Boston, without Kemba Walker, shot 49% from three-point land and were led by their other All-Star, Jayson Tatum, who scored a game-high 36 points and connected on a career-high eight three-pointers on the night. Meanwhile, the Blazers’ struggles with Damian Lillard on the sideline continued. CJ McCollum went for a team-high 28 points and again showcased his playmaking ability with 10 assists, but didn’t get enough help until it was too late.
Portland opened the game on a 7-0 run, before Jaylen Brown finally put the Celtics on the board with a three-pointer at the nine-minute mark. The Blazers held a 17-15 lead with five minutes remaining when Enes Kanter checked into the game for Boston to a nice ovation from the Rip City faithful. The C’s took their first lead on a Tatum triple shortly after, freed up on a screen from the big man. They would never relinquish this advantage.
Despite the hot start, the Blazers’ offensive momentum was halted due to a string of turnovers. As the Celtics began to knock down their shots, after starting the game ice cold, they were able to expand on the lead. However, thanks in large part to McCollum—who scored 10 points in the frame—Boston only led 28-24 through the game’s first 12 minutes. The Celtics made seven shots (out of 12 attempts) from distance in the quarter, including three from Marcus Smart.
Boston scored five quick points to kick-off the second, and it looked like they might start to pull away. However, Portland countered with a 7-0 run of their own to get right back in the game. The Celtics remained red-hot from three, and saw their lead slowly expand up to double-digits by the seven-minute mark. Turnovers continued to be an issue for the Blazers over the stretch.
After the Celtics started getting sloppy with the ball, the Blazers were able to take advantage and pull back within three, mostly from the free-throw line. Tatum and Brown then combined for seven unanswered points to put Boston back up ten with two minutes remaining in the period. Portland entered halftime trailing 56-48.
The two teams traded baskets for much of the quarter. The Celtics started to find success in the paint, but continued to knock down their shots from beyond the arc. Meanwhile, Portland began to catch fire from distance, after doing much of their first half damage in the key. Boston eventually started to pull away as the Blazers’ offense cooled, leading by 14 with just under four minutes remaining. They would lead by as many as 18, and took a 85-70 lead into the game’s final stanza.
Tatum was absolutely lights-out—particularly from distance—over the first half of the frame to keep the Celtics ahead comfortably despite an improved Portland offense. The Blazers received scoring contributions from the likes of Hassan Whiteside and Trevor Ariza, and eventually made a run with Tatum out of the game—but were never able to pull within single-digits. Tatum returned, and his step-back three at the three-minute mark put Boston back up 17—proving to be the final nail in the coffin for Portland in a 118-106 Celtics victory.

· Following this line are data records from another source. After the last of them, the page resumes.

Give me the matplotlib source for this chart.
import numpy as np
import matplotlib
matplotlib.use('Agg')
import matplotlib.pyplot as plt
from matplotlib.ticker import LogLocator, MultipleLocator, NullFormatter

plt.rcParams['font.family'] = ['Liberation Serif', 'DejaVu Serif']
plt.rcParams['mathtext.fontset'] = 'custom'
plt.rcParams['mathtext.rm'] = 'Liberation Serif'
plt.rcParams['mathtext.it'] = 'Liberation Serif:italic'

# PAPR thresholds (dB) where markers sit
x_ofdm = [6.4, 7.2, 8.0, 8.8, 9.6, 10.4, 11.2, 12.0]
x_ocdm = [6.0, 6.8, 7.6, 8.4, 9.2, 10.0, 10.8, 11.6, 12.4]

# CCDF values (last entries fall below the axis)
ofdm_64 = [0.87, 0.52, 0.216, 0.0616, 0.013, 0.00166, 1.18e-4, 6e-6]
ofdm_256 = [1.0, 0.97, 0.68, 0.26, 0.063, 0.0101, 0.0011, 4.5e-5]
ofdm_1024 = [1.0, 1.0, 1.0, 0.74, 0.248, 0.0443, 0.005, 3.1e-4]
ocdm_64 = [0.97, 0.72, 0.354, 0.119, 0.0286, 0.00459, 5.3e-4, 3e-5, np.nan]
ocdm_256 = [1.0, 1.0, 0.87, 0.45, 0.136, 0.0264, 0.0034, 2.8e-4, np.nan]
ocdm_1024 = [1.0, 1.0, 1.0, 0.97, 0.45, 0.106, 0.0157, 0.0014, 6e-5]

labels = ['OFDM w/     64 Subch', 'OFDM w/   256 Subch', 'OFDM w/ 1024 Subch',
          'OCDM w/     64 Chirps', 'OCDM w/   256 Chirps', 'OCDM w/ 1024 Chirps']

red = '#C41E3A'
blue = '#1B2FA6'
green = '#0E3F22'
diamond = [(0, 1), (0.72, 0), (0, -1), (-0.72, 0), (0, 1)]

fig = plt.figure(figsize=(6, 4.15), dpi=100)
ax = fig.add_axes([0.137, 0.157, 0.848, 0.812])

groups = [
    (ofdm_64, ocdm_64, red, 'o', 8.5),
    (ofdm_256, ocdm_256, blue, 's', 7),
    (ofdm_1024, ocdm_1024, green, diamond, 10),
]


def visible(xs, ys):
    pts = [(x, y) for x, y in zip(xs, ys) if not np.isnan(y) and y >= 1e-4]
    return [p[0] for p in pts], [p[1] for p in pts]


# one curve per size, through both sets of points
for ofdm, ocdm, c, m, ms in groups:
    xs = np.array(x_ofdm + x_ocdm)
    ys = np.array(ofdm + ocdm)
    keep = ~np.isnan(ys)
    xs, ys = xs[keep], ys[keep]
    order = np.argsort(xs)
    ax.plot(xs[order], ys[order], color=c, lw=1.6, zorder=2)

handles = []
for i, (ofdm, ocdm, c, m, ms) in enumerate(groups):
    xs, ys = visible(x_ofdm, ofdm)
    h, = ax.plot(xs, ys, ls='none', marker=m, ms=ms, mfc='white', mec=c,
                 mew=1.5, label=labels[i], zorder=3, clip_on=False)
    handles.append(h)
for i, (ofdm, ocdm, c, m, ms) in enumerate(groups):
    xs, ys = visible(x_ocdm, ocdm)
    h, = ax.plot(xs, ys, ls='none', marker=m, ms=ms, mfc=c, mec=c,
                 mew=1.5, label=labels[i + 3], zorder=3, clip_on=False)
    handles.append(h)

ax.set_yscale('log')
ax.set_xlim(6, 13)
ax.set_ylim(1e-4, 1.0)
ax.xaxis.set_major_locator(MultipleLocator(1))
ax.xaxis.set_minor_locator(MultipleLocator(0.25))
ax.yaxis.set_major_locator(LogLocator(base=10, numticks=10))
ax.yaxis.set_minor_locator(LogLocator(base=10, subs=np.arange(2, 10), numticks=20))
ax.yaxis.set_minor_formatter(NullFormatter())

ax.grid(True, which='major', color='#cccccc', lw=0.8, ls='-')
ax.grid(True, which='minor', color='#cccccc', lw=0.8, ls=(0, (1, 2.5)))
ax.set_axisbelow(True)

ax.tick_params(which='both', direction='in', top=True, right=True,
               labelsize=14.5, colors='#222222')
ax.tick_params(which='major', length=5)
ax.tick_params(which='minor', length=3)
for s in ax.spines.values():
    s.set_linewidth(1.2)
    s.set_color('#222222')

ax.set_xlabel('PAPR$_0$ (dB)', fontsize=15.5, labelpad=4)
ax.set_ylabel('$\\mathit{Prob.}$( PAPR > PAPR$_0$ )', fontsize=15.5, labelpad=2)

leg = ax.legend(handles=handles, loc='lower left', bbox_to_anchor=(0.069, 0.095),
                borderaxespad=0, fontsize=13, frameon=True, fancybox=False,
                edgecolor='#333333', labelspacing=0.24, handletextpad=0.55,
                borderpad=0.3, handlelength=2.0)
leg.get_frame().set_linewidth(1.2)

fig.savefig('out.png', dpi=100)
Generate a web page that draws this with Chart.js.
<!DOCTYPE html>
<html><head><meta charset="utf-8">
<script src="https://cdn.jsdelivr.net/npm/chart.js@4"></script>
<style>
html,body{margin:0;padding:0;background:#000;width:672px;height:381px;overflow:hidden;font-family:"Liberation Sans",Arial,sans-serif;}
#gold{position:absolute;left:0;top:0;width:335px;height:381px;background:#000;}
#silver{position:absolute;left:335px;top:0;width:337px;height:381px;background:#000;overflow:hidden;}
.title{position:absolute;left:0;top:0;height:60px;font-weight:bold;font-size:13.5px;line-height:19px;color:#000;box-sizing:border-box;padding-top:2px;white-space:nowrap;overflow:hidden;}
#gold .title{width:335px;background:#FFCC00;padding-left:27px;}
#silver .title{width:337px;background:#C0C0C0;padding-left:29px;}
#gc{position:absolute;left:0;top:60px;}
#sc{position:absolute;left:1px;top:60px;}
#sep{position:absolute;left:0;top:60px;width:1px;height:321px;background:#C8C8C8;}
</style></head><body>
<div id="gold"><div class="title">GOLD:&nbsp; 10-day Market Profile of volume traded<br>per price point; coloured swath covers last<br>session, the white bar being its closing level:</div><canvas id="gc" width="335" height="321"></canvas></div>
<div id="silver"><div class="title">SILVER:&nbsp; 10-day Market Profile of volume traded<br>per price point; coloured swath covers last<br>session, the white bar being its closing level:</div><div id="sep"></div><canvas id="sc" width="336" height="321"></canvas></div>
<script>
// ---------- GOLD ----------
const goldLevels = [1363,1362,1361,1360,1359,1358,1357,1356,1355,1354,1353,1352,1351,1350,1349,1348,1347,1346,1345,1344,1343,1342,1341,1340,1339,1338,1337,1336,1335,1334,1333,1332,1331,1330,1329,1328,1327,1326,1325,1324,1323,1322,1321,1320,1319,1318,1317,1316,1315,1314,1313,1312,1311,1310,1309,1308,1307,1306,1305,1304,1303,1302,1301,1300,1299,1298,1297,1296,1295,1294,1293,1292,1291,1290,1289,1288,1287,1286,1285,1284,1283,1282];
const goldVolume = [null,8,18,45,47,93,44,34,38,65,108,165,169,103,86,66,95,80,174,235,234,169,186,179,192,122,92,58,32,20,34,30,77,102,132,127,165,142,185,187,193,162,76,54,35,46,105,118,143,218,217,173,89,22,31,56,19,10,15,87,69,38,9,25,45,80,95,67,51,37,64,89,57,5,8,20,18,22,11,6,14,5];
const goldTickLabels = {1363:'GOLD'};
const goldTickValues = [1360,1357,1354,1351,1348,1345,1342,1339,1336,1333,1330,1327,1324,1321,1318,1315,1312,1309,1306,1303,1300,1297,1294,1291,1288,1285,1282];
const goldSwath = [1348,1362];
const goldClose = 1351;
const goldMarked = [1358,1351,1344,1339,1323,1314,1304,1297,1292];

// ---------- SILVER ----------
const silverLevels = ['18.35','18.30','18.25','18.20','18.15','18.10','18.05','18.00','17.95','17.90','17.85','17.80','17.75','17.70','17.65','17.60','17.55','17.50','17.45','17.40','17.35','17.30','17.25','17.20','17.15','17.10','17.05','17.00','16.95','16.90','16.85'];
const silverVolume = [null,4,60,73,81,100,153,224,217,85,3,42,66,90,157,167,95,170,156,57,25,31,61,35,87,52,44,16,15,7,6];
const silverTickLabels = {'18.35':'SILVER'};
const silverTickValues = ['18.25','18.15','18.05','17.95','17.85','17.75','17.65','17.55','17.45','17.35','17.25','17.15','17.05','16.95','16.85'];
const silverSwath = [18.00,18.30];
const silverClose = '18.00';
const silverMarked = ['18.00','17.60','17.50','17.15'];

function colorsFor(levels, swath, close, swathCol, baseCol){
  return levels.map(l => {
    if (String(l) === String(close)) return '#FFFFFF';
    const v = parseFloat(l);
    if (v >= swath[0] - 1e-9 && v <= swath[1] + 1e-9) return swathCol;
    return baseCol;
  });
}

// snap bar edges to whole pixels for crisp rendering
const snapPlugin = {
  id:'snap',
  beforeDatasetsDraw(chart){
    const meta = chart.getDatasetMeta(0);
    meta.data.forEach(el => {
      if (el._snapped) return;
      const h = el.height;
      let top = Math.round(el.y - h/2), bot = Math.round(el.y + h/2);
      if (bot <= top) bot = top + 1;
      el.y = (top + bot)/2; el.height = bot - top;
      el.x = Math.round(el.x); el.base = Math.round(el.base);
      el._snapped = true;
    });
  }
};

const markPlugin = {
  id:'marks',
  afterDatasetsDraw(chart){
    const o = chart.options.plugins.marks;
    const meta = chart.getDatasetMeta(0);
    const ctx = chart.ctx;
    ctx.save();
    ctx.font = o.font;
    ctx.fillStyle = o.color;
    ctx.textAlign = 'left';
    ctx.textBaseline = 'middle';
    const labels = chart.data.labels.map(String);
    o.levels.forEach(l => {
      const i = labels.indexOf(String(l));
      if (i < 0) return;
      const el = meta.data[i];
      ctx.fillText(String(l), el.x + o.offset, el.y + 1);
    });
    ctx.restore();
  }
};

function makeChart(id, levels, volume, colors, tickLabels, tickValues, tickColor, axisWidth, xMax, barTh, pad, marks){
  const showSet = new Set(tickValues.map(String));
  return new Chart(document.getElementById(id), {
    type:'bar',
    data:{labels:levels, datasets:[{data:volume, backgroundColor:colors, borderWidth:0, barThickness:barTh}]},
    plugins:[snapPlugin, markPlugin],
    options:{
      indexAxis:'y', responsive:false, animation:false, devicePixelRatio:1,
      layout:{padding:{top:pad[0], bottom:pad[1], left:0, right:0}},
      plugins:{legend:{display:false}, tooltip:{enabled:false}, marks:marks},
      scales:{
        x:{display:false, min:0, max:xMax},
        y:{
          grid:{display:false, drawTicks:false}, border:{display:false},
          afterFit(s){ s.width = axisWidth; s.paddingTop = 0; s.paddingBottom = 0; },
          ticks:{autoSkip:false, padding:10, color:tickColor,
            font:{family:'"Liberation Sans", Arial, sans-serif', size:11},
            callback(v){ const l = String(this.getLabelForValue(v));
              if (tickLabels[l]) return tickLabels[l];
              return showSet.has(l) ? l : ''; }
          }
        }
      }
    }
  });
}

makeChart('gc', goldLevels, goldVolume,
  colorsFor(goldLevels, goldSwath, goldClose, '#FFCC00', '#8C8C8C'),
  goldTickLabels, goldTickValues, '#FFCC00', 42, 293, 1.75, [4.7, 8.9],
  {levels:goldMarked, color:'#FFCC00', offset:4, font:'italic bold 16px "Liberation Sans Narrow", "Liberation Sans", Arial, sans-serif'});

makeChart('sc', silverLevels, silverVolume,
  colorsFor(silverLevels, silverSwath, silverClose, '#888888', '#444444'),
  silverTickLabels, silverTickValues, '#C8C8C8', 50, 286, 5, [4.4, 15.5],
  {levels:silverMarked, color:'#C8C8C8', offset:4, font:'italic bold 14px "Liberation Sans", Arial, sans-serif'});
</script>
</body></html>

The Celtics could have, and probably should have won this game by a lot more than they actually did. Fortunately for Portland, they’re in the midst of a tough Western road trip and probably didn’t take the short-handed Blazers too seriously. Unfortunately for Portland, it didn’t seem to matter.
The Blazers defense was simply too porous to give the team any real chance of winning, barring an offensive explosion (which didn’t happen). Taking advantage of Whiteside’s well-documented struggles to defend the perimeter, Boston was able to get a litany of open looks from distance off of ball screens as Portland’s guards tried in vain to play catch-up off of the pick. The post defense wasn’t much better, as Daniel Theis was routinely able to screen the guard up top to create space and then seal-off Whiteside down low in the same play to give the Celtics scorers an open lane to the hoop.
Offensively, nobody for the Blazers was able to get much of anything going outside of the fourth quarter besides McCollum, minus a few sprinklings from Carmelo Anthony. After scoring below 25 points in each of the first three periods, they rallied for 36 in the final frame, only to give up 33 on the other end—eliminating any chance of a comeback.
The Blazers kick-off a three-game road trip against the Indiana Pacers on Thursday night.